Enable complex narratives with timestamped prompts using syntax like [2s: action]. FramePack F1's forward-only generation makes this particularly powerful for storytelling.

Example Sequence:

[0s: Man steps out of car][2s: Man approaches door][4s: man knocks][6s: door opens]

First-Frame to Last-Frame (F2LF)

Use both start and end images to define trajectory. The model interpolates between keyframes guided by your text prompt.

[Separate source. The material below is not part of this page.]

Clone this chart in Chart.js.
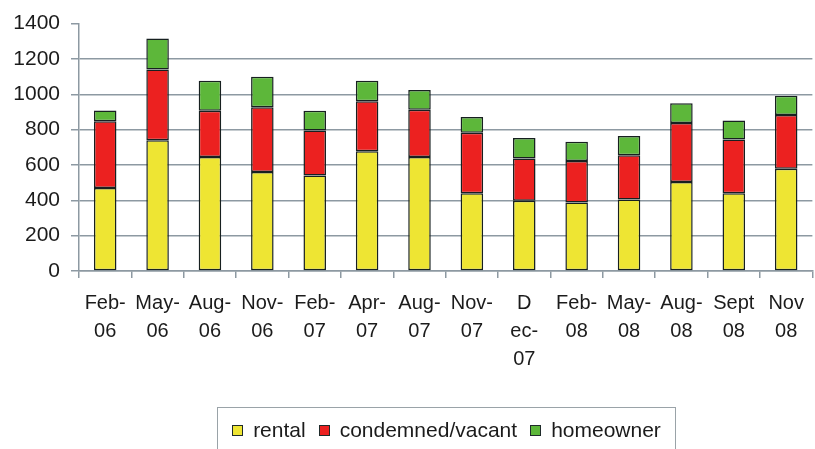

Perfect for controlled transformations and expression changes.

Troubleshooting Common Issues

Motion Dies Out or Appears Robotic

Use FramePack F1 for better dynamics
Focus on continuous, dynamic actions
Consider lowering guidance_scale for more natural motion
Employ F2LF workflows to force state changes

Poor Prompt Adherence

Ensure input image is conducive to desired motion
Simplify prompts to focus only on changes
Carefully increase guidance_scale
Break complex actions into timestamped sequences

Comparison with Competitors

FramePack occupies a unique position in the generative video landscape:

vs RunwayML: FramePack offers local execution and longer videos, while RunwayML provides superior cinematic quality and professional tools
vs Pika Labs: FramePack excels at narrative videos and technical control, while Pika focuses on quick social media content

Conclusion: Key Takeaways

Mastering FramePack requires understanding its architecture and working with, not against, its constraints:

Understand the Architecture: Work with temporal consistency, not against it
Prioritize Motion: Focus prompts exclusively on desired changes and actions
Master Parameters: Balance guidance_scale with positive and negative prompts
Choose F1: Use FramePack F1 for dynamic, evolving narratives
Leverage Advanced Techniques: Employ timestamping and F2LF for precise control

FramePack offers a powerful, cost-effective platform for AI-driven storytelling. For creators willing to engage with its technical depth, it provides unparalleled control and capability in the generative video space.